▶ _DATASET EXTRACT_:
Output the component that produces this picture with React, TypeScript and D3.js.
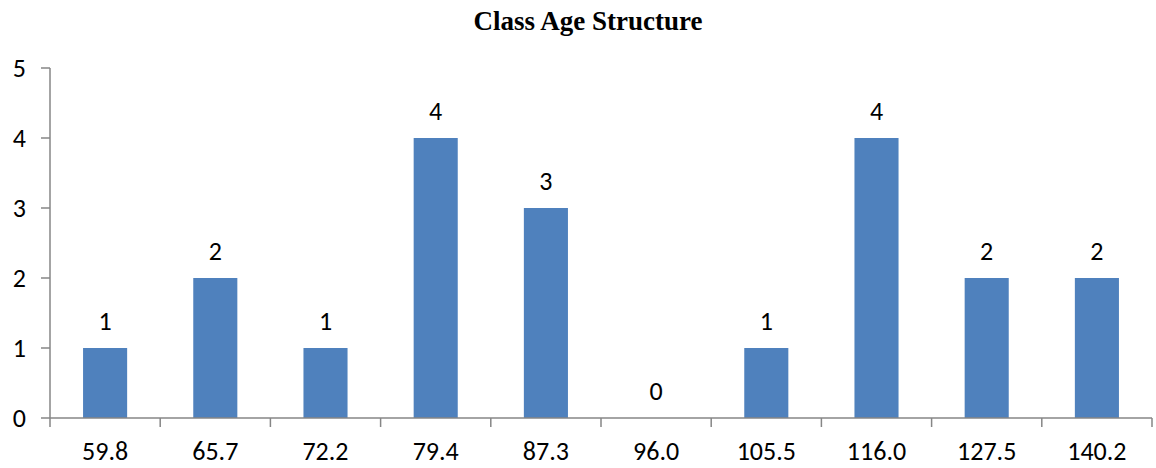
import React from "react";
import * as d3 from "d3";

const categories = ["59.8", "65.7", "72.2", "79.4", "87.3", "96.0", "105.5", "116.0", "127.5", "140.2"];
const counts = [1, 2, 1, 4, 3, 0, 1, 4, 2, 2];
const yTicks = [0, 1, 2, 3, 4, 5];

const W = 1156;
const H = 468;
const margin = { left: 50, right: 4, top: 68, bottom: 50 };
const labelFont = "Carlito, Calibri, Lato, 'Open Sans', sans-serif";
const axisColor = "#868686";

export default function App() {
  const x = d3
    .scaleBand<string>()
    .domain(categories)
    .range([margin.left, W - margin.right])
    .padding(0);
  const y = d3.scaleLinear().domain([0, 5]).range([H - margin.bottom, margin.top]);
  const bw = x.bandwidth();
  const barW = bw * 0.4;
  const y0 = y(0);

  return (
    <svg width={W} height={H} style={{ position: "absolute", left: 0, top: 0, background: "#fff" }}>
      <text
        x={588}
        y={30}
        textAnchor="middle"
        fontFamily="'Liberation Serif', 'Times New Roman', serif"
        fontWeight="bold"
        fontSize={27}
      >
        Class Age Structure
      </text>

      {/* value axis */}
      <line x1={margin.left} x2={margin.left} y1={y(5)} y2={y0} stroke={axisColor} strokeWidth={1.5} />
      {yTicks.map((t) => (
        <g key={t}>
          <line x1={margin.left - 9} x2={margin.left} y1={y(t)} y2={y(t)} stroke={axisColor} strokeWidth={1.5} />
          <text x={26} y={y(t)} dy="0.33em" textAnchor="end" fontFamily={labelFont} fontSize={26} fill="#000">
            {t}
          </text>
        </g>
      ))}

      {/* bars */}
      {categories.map((c, i) => {
        const cx = (x(c) as number) + bw / 2;
        return (
          <g key={c}>
            {counts[i] > 0 && (
              <rect x={cx - barW / 2} y={y(counts[i])} width={barW} height={y0 - y(counts[i])} fill="#4F81BD" />
            )}
            <text
              x={cx}
              y={y(counts[i]) - 18.5}
              textAnchor="middle"
              fontFamily={labelFont}
              fontSize={26}
              fill="#000"
            >
              {counts[i]}
            </text>
            <text x={cx} y={460} textAnchor="middle" fontFamily={labelFont} fontSize={26} fill="#000">
              {c}
            </text>
          </g>
        );
      })}

      {/* category axis */}
      <line x1={margin.left} x2={W - margin.right} y1={y0} y2={y0} stroke={axisColor} strokeWidth={1.5} />
      {[...categories.map((c) => x(c) as number), W - margin.right].map((px, i) => (
        <line key={i} x1={px} x2={px} y1={y0} y2={y0 + 9} stroke={axisColor} strokeWidth={1.5} />
      ))}
    </svg>
  );
}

▶ _REQUIRED WORK_: Restate exactly, please, only the lines between the start of the data and the line containing "const yTicks = [0, 1, 2, 3, 4, 5];", both ends included, skipping the pictures.

▶ _CORRECT ANSWER_:
Output the component that produces this picture with React, TypeScript and D3.js.
import React from "react";
import * as d3 from "d3";

const categories = ["59.8", "65.7", "72.2", "79.4", "87.3", "96.0", "105.5", "116.0", "127.5", "140.2"];
const counts = [1, 2, 1, 4, 3, 0, 1, 4, 2, 2];
const yTicks = [0, 1, 2, 3, 4, 5];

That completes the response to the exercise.